* [TASK DETAILS] Beginning with the first line of the data below, extract each line up to and including the one containing "import numpy as np". Copy them exactly and add nothing.

--- start of MATERIAL PROVIDED ---

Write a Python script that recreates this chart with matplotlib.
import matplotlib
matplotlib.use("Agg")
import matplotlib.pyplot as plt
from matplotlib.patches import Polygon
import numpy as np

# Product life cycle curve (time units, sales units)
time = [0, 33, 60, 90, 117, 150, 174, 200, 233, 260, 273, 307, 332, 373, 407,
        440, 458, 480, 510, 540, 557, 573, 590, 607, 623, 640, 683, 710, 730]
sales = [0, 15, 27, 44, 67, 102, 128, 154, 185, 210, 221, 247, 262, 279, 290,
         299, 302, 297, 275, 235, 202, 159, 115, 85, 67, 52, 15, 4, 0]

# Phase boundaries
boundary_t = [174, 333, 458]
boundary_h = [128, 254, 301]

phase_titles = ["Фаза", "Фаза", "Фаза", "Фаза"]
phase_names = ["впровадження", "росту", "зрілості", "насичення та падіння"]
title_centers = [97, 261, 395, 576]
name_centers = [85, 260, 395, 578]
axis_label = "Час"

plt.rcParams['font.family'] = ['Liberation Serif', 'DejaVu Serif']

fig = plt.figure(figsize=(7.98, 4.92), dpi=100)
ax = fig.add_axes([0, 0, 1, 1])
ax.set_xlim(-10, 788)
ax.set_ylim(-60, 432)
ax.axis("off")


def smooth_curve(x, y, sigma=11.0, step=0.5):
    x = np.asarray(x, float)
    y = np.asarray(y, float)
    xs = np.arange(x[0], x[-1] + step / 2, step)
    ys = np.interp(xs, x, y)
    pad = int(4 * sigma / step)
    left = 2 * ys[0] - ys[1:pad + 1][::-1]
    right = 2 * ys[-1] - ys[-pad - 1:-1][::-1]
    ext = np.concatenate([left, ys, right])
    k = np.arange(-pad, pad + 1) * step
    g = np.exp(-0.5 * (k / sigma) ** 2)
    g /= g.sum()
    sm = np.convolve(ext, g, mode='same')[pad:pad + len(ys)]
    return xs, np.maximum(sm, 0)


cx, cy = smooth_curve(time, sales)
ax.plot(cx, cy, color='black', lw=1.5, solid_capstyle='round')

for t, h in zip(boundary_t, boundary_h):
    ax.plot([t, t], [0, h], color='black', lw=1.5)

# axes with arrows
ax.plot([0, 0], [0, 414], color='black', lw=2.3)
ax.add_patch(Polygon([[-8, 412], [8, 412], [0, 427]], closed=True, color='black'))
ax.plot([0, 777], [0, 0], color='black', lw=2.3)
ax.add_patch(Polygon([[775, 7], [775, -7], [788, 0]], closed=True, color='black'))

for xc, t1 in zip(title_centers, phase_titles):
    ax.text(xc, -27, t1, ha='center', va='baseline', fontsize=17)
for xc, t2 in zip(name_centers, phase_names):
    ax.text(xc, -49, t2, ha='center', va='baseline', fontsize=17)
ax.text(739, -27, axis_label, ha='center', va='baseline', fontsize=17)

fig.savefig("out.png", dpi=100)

--- end of MATERIAL PROVIDED ---

* [ANSWER BELOW]
Write a Python script that recreates this chart with matplotlib.
import matplotlib
matplotlib.use("Agg")
import matplotlib.pyplot as plt
from matplotlib.patches import Polygon
import numpy as np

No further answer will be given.